T413 is the only T-class which has dynamic braking, I used to fantasize about covering it with a thousand light globes which lit up when going downhill.
Back in the 1980s a number of W class trams were covered with light bulbs for advertising purposes – I can only imagine T413 with the same setup!
Another thing to do would be to somehow use regerative braking to power accessories, particularly the air-conditioners. In fact regerative braking has been around for a very long time. Its first use in Australasia was on a hilly line just west of the Sydney metropolitan area.
I think this happens on the current XTrapolis fleet. When decelerating you notice a flicker as the overhead is switched out.
Marcus thanks. Is there a published link you know of to how much electricity Melbourne’s network actually uses; and perhaps to what their supply contracts are?

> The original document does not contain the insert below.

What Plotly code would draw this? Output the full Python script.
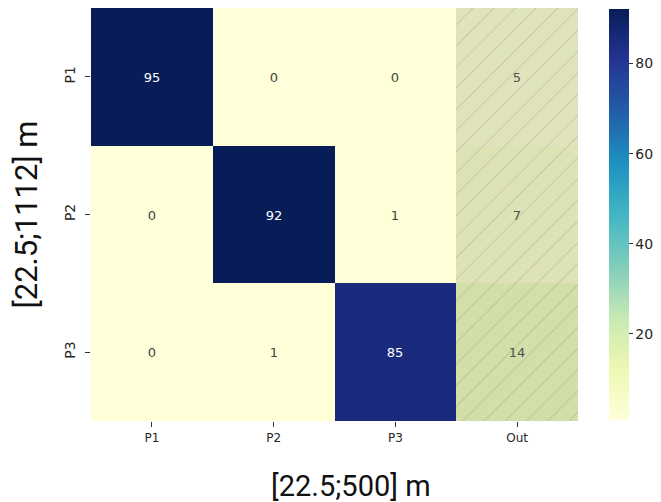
import plotly.graph_objects as go

x_labels = ["P1", "P2", "P3", "Out"]
y_labels = ["P1", "P2", "P3"]
values = [
    [95, 0, 0, 5],
    [0, 92, 1, 7],
    [0, 1, 85, 14],
]
hatched_columns = ["Out"]
colorbar_ticks = [20, 40, 60, 80]
x_title = "[22.5;500] m"
y_title = "[22.5;1112] m"

fig = go.Figure()
fig.add_trace(go.Heatmap(
    z=values, x=x_labels, y=y_labels,
    colorscale="YlGnBu", zmin=0.8, zmax=92,
    texttemplate="%{z}", textfont=dict(family="DejaVu Sans", size=13),
    xgap=0, ygap=0, hoverinfo="skip",
    colorbar=dict(
        x=1.0637, xanchor="left", thickness=20, len=0.995, lenmode="fraction",
        y=0.4988, yanchor="middle", outlinewidth=0, xpad=0, ypad=0,
        tickvals=colorbar_ticks, ticks="outside", ticklen=4, tickwidth=1,
        tickcolor="#333", tickfont=dict(family="DejaVu Sans", size=14, color="#262626"),
    ),
))

fig.add_trace(go.Bar(
    x=hatched_columns, y=[1] * len(hatched_columns), width=1,
    xaxis="x", yaxis="y2",
    marker=dict(
        color="rgba(128,128,128,0.2)", line=dict(width=0),
        pattern=dict(shape="/", size=15, solidity=0.07, fillmode="overlay",
                     fgcolor="rgba(110,110,110,0.5)"),
    ),
    hoverinfo="skip", showlegend=False,
))

# the page body adds an 8px offset, so the figure is 8px smaller on each side
fig.update_layout(
    width=653, height=494,
    margin=dict(l=83, r=83, t=0, b=81, autoexpand=False),
    paper_bgcolor="white", plot_bgcolor="white",
    showlegend=False,
    xaxis=dict(
        categoryorder="array", categoryarray=x_labels,
        showgrid=False, zeroline=False, ticks="outside", ticklen=5, tickcolor="#333",
        ticklabelstandoff=1,
        tickfont=dict(family="DejaVu Sans", size=12, color="#262626"),
        range=[-0.5, 3.5], automargin=False,
    ),
    yaxis=dict(
        categoryorder="array", categoryarray=y_labels, autorange="reversed",
        showgrid=False, zeroline=False, ticks="outside", ticklen=5, tickcolor="#333",
        tickangle=-90, automargin=False, ticklabelstandoff=4,
        tickfont=dict(family="DejaVu Sans", size=14, color="#262626"),
        title=dict(text=y_title, font=dict(family="Roboto", size=31, color="#111"), standoff=16),
    ),
    yaxis2=dict(overlaying="y", range=[0, 1], visible=False, fixedrange=True),
    bargap=0,
    annotations=[dict(
        text=x_title, xref="paper", yref="paper", x=0.534, y=-0.157,
        xanchor="center", yanchor="middle", showarrow=False,
        font=dict(family="Roboto", size=29, color="#111"),
    )],
)

fig.write_html("out.html")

Interested in what potential there is for specifying a percentage to come from renewable energy sources as the Dutch are reported to have done.
This 2012 journal article states that the annual power consumption of the present Melbourne suburban rail franchisee is around 170 million kWh:
http://www.manory.com/072ManoryRafaelCOREpaper.pdf
Meanwhile Legislative Council candidate Peter Allan quotes an annual power consumption figure of 222 million kWh, but doesn’t name a source:
http://peterallan.net.au/switch-metro-trains-to-greenpower/
thanks Marcus much appreciated
Regenerative braking was viable with rotory converters, however it is incompatible with mercury arc rectifiers popular in the mid 20th centuary.
If they were after energy savings, Metro could replace their old substation equipment with bi-directional converters, feeding excess power back into the grid. This could also let them add solar power to the stations, feeding the train overheads directly. The electronics required shouldn’t be expensive or obscure as it is already in use on every train in Metro’s fleet.
Out at Diamond Creek they are installing a ‘Wayside Energy Storage System’ – I believe to remove the need for conventional substation upgrades.